The Grants Pass legislator wrote a post on his Facebook page this week criticizing the International Panel on Climate Change's reports on the subject. He said many factors play into global warming, including "the sun, orbital variations, clouds and oceans."
I first gave this opinion piece to the Grants Pass Daily Courier, but the editor refused to publish it due to a difference of opinion #interesting https://t.co/DeRUHHgIeR
— Herman Baertschiger (@SenBaertschiger) October 2, 2019
Baertschiger said there “is no evidence” that man-made carbon emissions are a dominant cause of warming temperatures. “Current science says that human-created CO2 has only played a minor role in the planet’s recent warming,” he wrote.
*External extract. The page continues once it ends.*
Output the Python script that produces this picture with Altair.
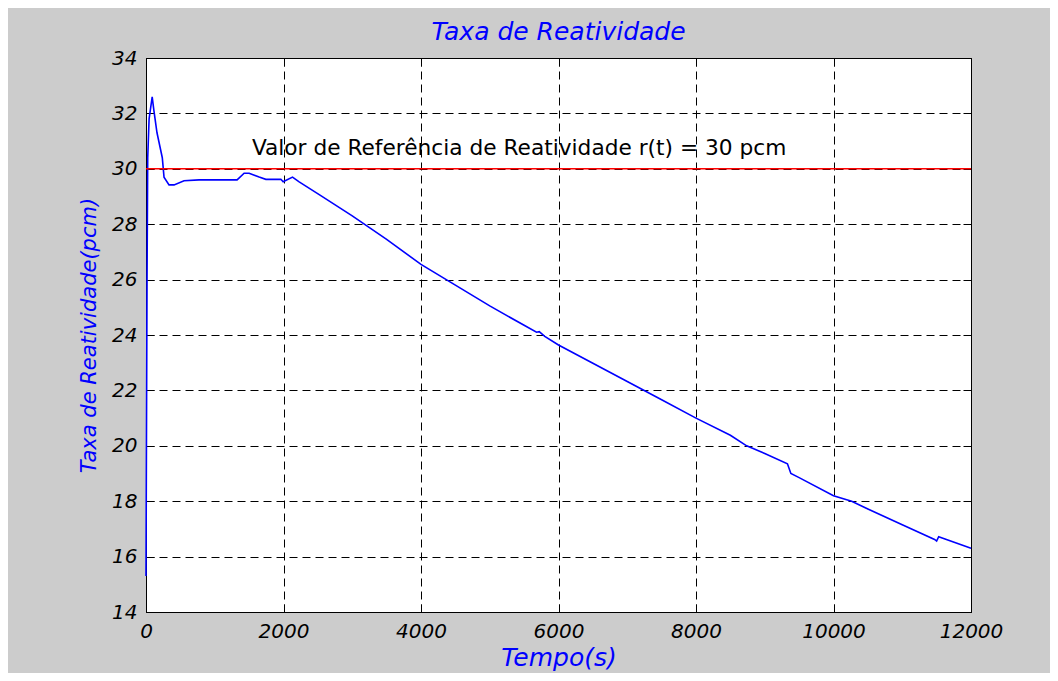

The GOP lawmaker came under fire from Oregon House Majority Leader Barbara Smith Warner, D-Portland. She said on Twitter: “Your insistence that you believe ‘climate change is real’ is undercut when you spout #climatechangedenial talking points.”
In an interview, Baertschiger wavered when it came to defending his post, which he wrote in response to last month’s global climate strike by student activists.
He told OPB that he’s “somewhere in the middle” on the issue of whether human activities have anything to do with climate change.
“I’m thinking to myself, we’ve got 7 billion people living on the planet, it’s got to have something to do with it,” he said, adding that, “I don’t know if it’s the dominant factor or it’s just amplifying” natural changes.
David Wrathall, an assistant professor of natural hazards at Oregon State University, is a lead author for the International Panel on Climate Change. He said the panel’s scientific reports show an “unequivocal link” between human activities and warming temperatures.
“That’s the scientific consensus,” Wrathall said. He added that the panel’s work includes massive amounts of work involving thousands of hours and expensive monitoring of the earth and its atmosphere.
Baertschiger and his GOP colleagues staged a nine-day walkout in June to keep Democrats from passing a bill aimed at capping carbon emissions from many industrial and transportation sources in Oregon. Democratic legislative leaders said they intend to bring the issue back in next February's legislative session.